What you’re not hearing about is an issue that is likely to have a decisive impact on the Presidential race: abortion.
That’s right—the issue the media hate to talk about is still important to a vast number of voters. And, for a majority of those for whom abortion is the top issue, a pro-life candidate is the only acceptable choice.
By and large, the Republican candidates for President—with the notable exception of former New York City mayor Rudy Giuliani—oppose legal abortion. In sharp contrast, the Democratic Party’s crop of candidates trumpet a radical pro-abortion viewpoint which is opposed by a majority of the American public.

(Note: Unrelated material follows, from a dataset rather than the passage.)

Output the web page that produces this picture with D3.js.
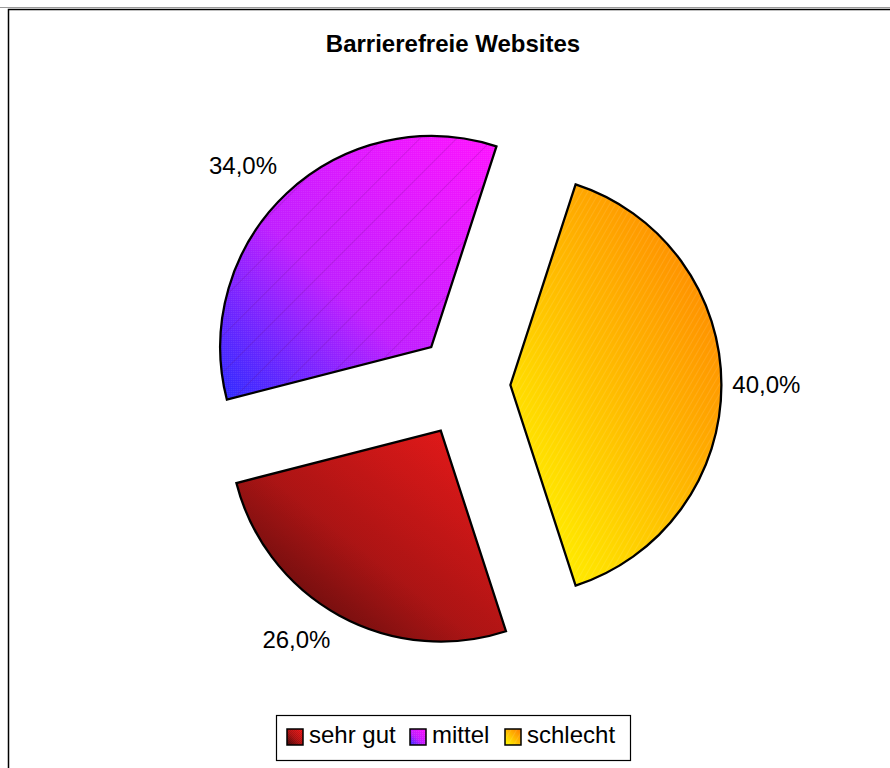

The major media would like you to believe that abortion does not matter in this Presidential election cycle—but the fact is, it may matter more today than ever before.That’s because the next President could appoint the U.S. Supreme Court justice who could tip the balance against Roe v. Wade, the tragic High Court decision which has killed more than 47 million young Americans and left a number of mothers physically and emotionally scarred.
I often find it curious that the nightly news reports a day-by-day count of fatalities in Iraq, yet completely ignores the millions of children killed by abortion. Say what you will about the Iraq war—in terms of a death count, when compared to America’s war against the unborn, it doesn’t even come close.
And yet, curiously enough, though publicity about abortion is sparse, it continues to be a key political issue for a number of Americans. I would argue that that is, in fact, good news. It means that many Americans are not satisfied to think about what the media tells them to think about. Rather, they’re independent-minded enough to see through the media bias and recognize the fact that abortion represents a devastating American tragedy that has sapped our strength and undermined our greatness.
Pundits may claim that the unborn child is simply a clump of cells, but many Americans have seen the evidence with their own eyes of the humanity of the unborn child, thanks to the development of Ultrasound. They know it’s a baby in the sonogram—even if a news anchor making a multi-million-dollar salary cannot recognize that fact.
My prediction for ’08 is that, as it has in other Presidential campaign years, abortion will continue to be a significant election issue.
And the candidate who espouses the pro-life side will win the White House, no matter how hard some members of the media work to push the vote count in favor of the pro-abortion candidate. Pro-lifers are simply more committed to an electoral victory than those who support the destruction of the most vulnerable members of our society. Virtue is, in the end, more likely to achieve victory than vice is.